Pria asal Tegal, Jawa Tengah, itu mengaku bahwa ada banyak hal yang harus ia korbankan agar bisa mendapatkan uang demi anak dan istrinya, salah satunya adalah waktu bersama keluarga.
Tak tahu kapan pulang
Kepada Kompas.com, Anto menjelaskan mengenai tugas-tugas pokok sebagai seorang kernet.
Di Terminal Tegal, Anto hanya melakukan pemeriksaan dengan mengambil karcis-karcis dari penumpang.
“Nanti (karcisnya) kasih pengurus, lalu berangkat. Entar kalau di jalan dapat tiga penumpang, ya ambil duitnya, terus kasih sopir,” kata Anto saat berbincang dengan Kompas.com di sebuah warung kopi, Dadap, Kosambi, Kabupaten Tangerang, Banten, Rabu (24/1/2024).
Setelah sampai tujuan, misal wilayah Dadap, Anto bersama sopir bus tidak langsung kembali ke Terminal Tegal. Mereka menunggu penumpang sampai keesokan harinya.
“Kita rutenya dari Tegal, masuk Cipali, Grogol, Cengkareng, Kamal Muara, Dadap. Terus, ngetem. Kalau enggak ada penumpang, ya kayak begini, nge-pool, enggak pulang,” ujar Anto.
“Ya kalau misalnya cuma dapat dua atau tiga penumpang bagaimana? Entar pengurusnya enggak berani nombok. Ya syukur-syukur ada 10 lebih, bisa pulang. Kalau penumpangan cuma dua atau tiga, ya di sini lagi. Iya, enggak (pulang),” lanjutnya.
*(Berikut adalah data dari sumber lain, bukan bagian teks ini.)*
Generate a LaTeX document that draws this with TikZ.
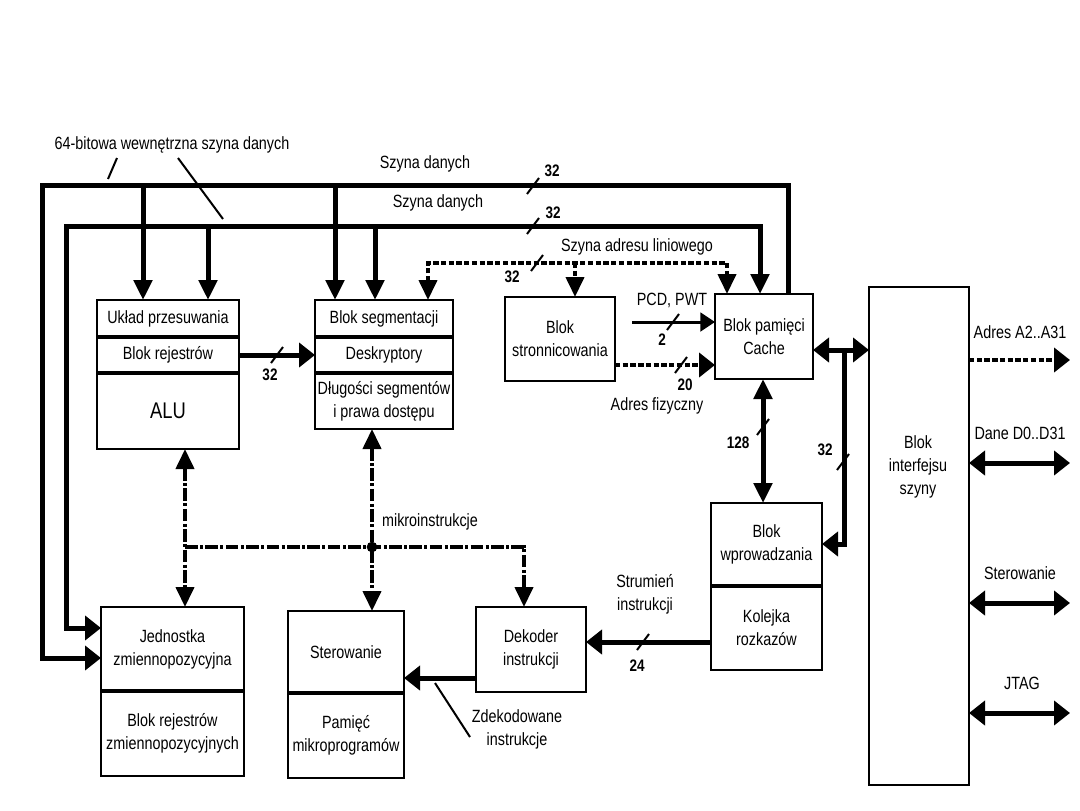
\documentclass[tikz,border=0pt]{standalone}
\usepackage{fontspec}
\setmainfont{Liberation Sans}[FakeStretch=0.81]
\usetikzlibrary{arrows.meta}
\newcommand\lblfont{\fontsize{13.3}{17.3}\selectfont}
\newcommand\numfont{\fontsize{12.5}{14}\selectfont\bfseries}
\newcommand\bigfont{\fontsize{17}{20}\selectfont}
\tikzset{
 Tv/.tip={Triangle[length=15pt,width=13.5pt]},
 Th/.tip={Triangle[length=12pt,width=18pt]},
 Ts/.tip={Triangle[length=11pt,width=14pt]},
 box/.style={draw, line width=2pt, inner sep=0pt, outer sep=0pt, align=center, font=\lblfont},
 bus/.style={line width=3.75pt},
 thinbus/.style={line width=2.25pt},
 dotbus/.style={line width=3pt, dash pattern=on 4pt off 1.8pt},
 ctrl/.style={line width=3pt, dash pattern=on 9.5pt off 1.8pt on 2.2pt off 1.8pt},
 slash/.style={line width=1.5pt},
 lbl/.style={font=\lblfont, inner sep=0pt, align=center},
 num/.style={font=\numfont, inner sep=0pt},
 leader/.style={line width=1.5pt},
 divider/.style={line width=2.6pt},
}
\newcommand\bx[6]{\node[box, minimum width={(#4-#2)*0.75pt}, minimum height={(#5-#3)*0.75pt}] (#1) at ({(#2+#4)/2},{(#3+#5)/2}) {#6};}
\begin{document}
\begin{tikzpicture}[x=0.75pt,y=-0.75pt]
\path[fill=white,use as bounding box] (0,0) rectangle (1080,810);

% boxes
\bx{uklad}{97}{300}{239}{337}{Układ przesuwania}
\bx{rej}{97}{337}{239}{373}{Blok rejestrów}
\bx{alu}{97}{373}{239}{449}{\bigfont ALU}
\bx{seg}{315}{300}{453}{337}{Blok segmentacji}
\bx{desk}{315}{337}{453}{373}{Deskryptory}
\bx{dlug}{315}{373}{453}{429}{Długości segmentów\\i prawa dostępu}
\bx{strona}{505}{297}{615}{381}{Blok\\stronnicowania}
\bx{cache}{715}{294}{813}{379}{Blok pamięci\\Cache}
\node[draw, line width=1.6pt, inner sep=0pt, outer sep=0pt, minimum width={100*0.75pt}, minimum height={498*0.75pt}] (biu) at (919,536) {};
\node[lbl] (biut) at (918,467) {Blok\\interfejsu\\szyny};
\bx{wpr}{711}{503}{822}{586}{Blok\\wprowadzania}
\bx{kol}{711}{586}{822}{670}{Kolejka\\rozkazów}
\bx{dek}{476}{607}{586}{692}{Dekoder\\instrukcji}
\bx{ster}{288}{611}{404}{693}{Sterowanie}
\bx{pam}{288}{693}{404}{778}{Pamięć\\mikroprogramów}
\bx{fpu}{101}{607}{244}{691}{Jednostka\\zmiennopozycyjna}
\bx{fpr}{101}{691}{244}{776}{Blok rejestrów\\zmiennopozycyjnych}

\foreach \n in {rej,alu,desk,dlug,kol,pam,fpr}
  \draw[divider] (\n.north west) -- (\n.north east);

% 64-bit internal data buses
\coordinate (b1a) at (42,185);
\coordinate (b1b) at (788,185);
\draw[bus,Th-] (fpu.west |- 0,658) -- (b1a |- 0,658) -- (b1a) -- (b1b) -- (b1b |- cache.north);
\coordinate (t11) at (143,185);
\coordinate (t12) at (335,185);
\draw[bus,-Tv] (t11) -- (t11 |- uklad.north);
\draw[bus,-Tv] (t12) -- (t12 |- seg.north);

\coordinate (b2a) at (66,226);
\coordinate (b2b) at (760,226);
\draw[bus,Th-Tv] (fpu.west |- 0,628) -- (b2a |- 0,628) -- (b2a) -- (b2b) -- (b2b |- cache.north);
\coordinate (t21) at (208,226);
\coordinate (t22) at (375,226);
\draw[bus,-Tv] (t21) -- (t21 |- uklad.north);
\draw[bus,-Tv] (t22) -- (t22 |- seg.north);

% linear address bus
\coordinate (la) at (428,263);
\coordinate (lb) at (727,263);
\coordinate (lc) at (575,263);
\draw[dotbus,Tv-Tv] (la |- seg.north) -- (la) -- (lb) -- (lb |- cache.north);
\draw[dotbus,-Tv] (lc) -- (lc |- strona.north);

% register -> descriptors
\draw[bus,-Th] (rej.east) -- (desk.west);

% paging -> cache
\coordinate (pcd) at (632,322);
\draw[thinbus,-Ts] (pcd) -- (pcd -| cache.west);
\draw[dotbus,-Th] (strona.east |- 0,365) -- (cache.west |- 0,365);

% cache <-> bus interface
\draw[bus,Th-Th] (cache.east |- 0,350) -- (biu.west |- 0,350);
\coordinate (j32) at (844,350);
\draw[bus,-Th] (j32) -- (j32 |- 0,544) -- (wpr.east |- 0,544);
\draw[bus,Tv-Tv] (cache.south -| 763,0) -- (wpr.north -| 763,0);

% prefetch -> decoder -> control
\draw[bus,-Th] (kol.west |- 0,642) -- (dek.east |- 0,642);
\draw[bus,-Th] (dek.west |- 0,678) -- (ster.east |- 0,678);

% microinstructions
\coordinate (m1) at (185,547);
\coordinate (m2) at (372,547);
\coordinate (m3) at (524,547);
\draw[ctrl,Tv-Tv] (m1 |- alu.south) -- (m1 |- fpu.north);
\draw[ctrl,Tv-Tv] (m2 |- dlug.south) -- (m2 |- ster.north);
\draw[ctrl,-Tv] (m1) -- (m3) -- (m3 |- dek.north);
\fill (m2) circle (4pt);

% external buses
\coordinate (oA) at (1070,360);
\coordinate (oD) at (1070,463);
\coordinate (oS) at (1070,603);
\coordinate (oJ) at (1070,713);
\draw[dotbus,-Th] (biu.east |- oA) -- (oA);
\draw[bus,Th-Th] (biu.east |- oD) -- (oD);
\draw[bus,Th-Th] (biu.east |- oS) -- (oS);
\draw[bus,Th-Th] (biu.east |- oJ) -- (oJ);

% width marks
\foreach \p in {(533,186),(533,226),(537,263),(277,355),(673,322),(681,365),(763,427),(843,462),(643,642)}
  \draw[slash] \p ++(-6,8) -- ++(12,-16);

\node[num] (n1) at (552,171) {32};
\node[num] (n2) at (553,213) {32};
\node[num] (n3) at (512,277) {32};
\node[num] (n4) at (270,375) {32};
\node[num] (n5) at (662,340) {2};
\node[num] (n6) at (685,385) {20};
\node[num] (n7) at (738,443) {128};
\node[num] (n8) at (825,450) {32};
\node[num] (n9) at (637,666) {24};

% labels
\node[lbl] (l64) at (172,145) {64-bitowa wewnętrzna szyna danych};
\draw[leader] (117,158) -- (108,179);
\draw[leader] (178,158) -- (223,219);
\node[lbl] (sd1) at (425,164) {Szyna danych};
\node[lbl] (sd2) at (438,203) {Szyna danych};
\node[lbl] (sal) at (637,247) {Szyna adresu liniowego};
\node[lbl] (lpcd) at (672,300) {PCD, PWT};
\node[lbl] (laf) at (657,406) {Adres fizyczny};
\node[lbl] (lmi) at (430,522) {mikroinstrukcje};
\node[lbl] (lstr) at (645,594) {Strumień\\instrukcji};
\node[lbl] (lzd) at (517,729) {Zdekodowane\\instrukcje};
\draw[leader] (435,683) -- (470,737);
\node[lbl] (lad) at (1020,332) {Adres A2..A31};
\node[lbl] (ldd) at (1020,433) {Dane D0..D31};
\node[lbl] (lst) at (1020,573) {Sterowanie};
\node[lbl] (ljt) at (1022,683) {JTAG};
\end{tikzpicture}
\end{document}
Jika mendapatkan penumpang banyak, mereka langsung bergegas. Tugas Anto sama seperti di Terminal Tegal, melakukan pengecekan.
Jika ada penumpang di tengah jalan, ia mengambil uang lalu memberikan kepada sopir.
Saat tiba di Terminal Tegal, Anto harus membersihkan bus. Ia memungut sampah penumpang yang tersisa dan menyapu lantai bus sampai bersih.
Setelah itu, Anto baru bisa menerima upahnya dalam satu kali perjalan pulang dan pergi.
Namun, tugas Anto belum usai. Saat matahari terbit, ia harus mencuci bus sebelum akhirnya digunakan oleh sopir lain.
“Waktu baru-baru jadi kernet, ya semangat. Setelah narik, sampai Terminal 03.00 WIB, langsung nyuci saya. Tapi lama-lama saya kena penyakit, keluar darah. Saking capeknya kali ya. Pas diperiksa, kecapean katanya,” imbuh Anto.
“Saya berpikir, ya karena besoknya libur, mending cuci pagi saja. Kan enak, soalnya sudah tidur. Kira-kira jam 08.00 WIB. Nanti jam 12.00 WIB sudah bersih semua. Besoknya lagi, ngetem lagi (di Terminal Tegal),” tambahnya.
Penghasilan tak menentu
Menjadi kernet bus AKAP sejak 2015, Anto mengaku bahwa penghasilan yang didapat dari pekerjaannya itu tidak menentu.
Upah yang ia dapat tergantung dengan sopir yang menjadi teman perjalannya ke sebuah tujuan.
“Kalau sopirnya kasihan atau baik, ya dikasih Rp 250.000 atau Rp 300.000. Kalau sopirnya kayak bajingan semua, paling Rp 150.000,” kata Anto.
“Dia (sopir rata-rata) penginnya duitnya yang gede. Kernet (bagi sopir) mah masa bodoh,” ucap Anto sambil menggelengkan kepala.
Meski begitu, Anto berterus terang bahwa ia kerap bersekongkol dengan penumpang soal harga tiket bus guna menambah pemasukannya.
“Kayak di jalan, ya kita juga berpolitik juga, enggak goblok-goblok amat. Misalnya ada penumpang masuk, sopir tanya, ‘berapa itu?’, ‘Rp 110.000’. Padahal, penumpang bayarnya Rp 120.000, saya pegang Rp 10.000, saya simpan, harus kayak gitu,” ujar Anto.
"Kan lumayan, kadang dapat Rp 70.000 atau Rp 80.000. Kalau sopirnya curiga, saya ngomong sama penumpang, ‘kalau sopirnya tanya, Rp 110.000 ya’. Iya, kongkalikong. Jadi kan lumayan, Rp 150.000 ditambah Rp 80.000. Tapi kan itu kalau ada penumpang, kalau enggak, ya begitu,” pungkasnya.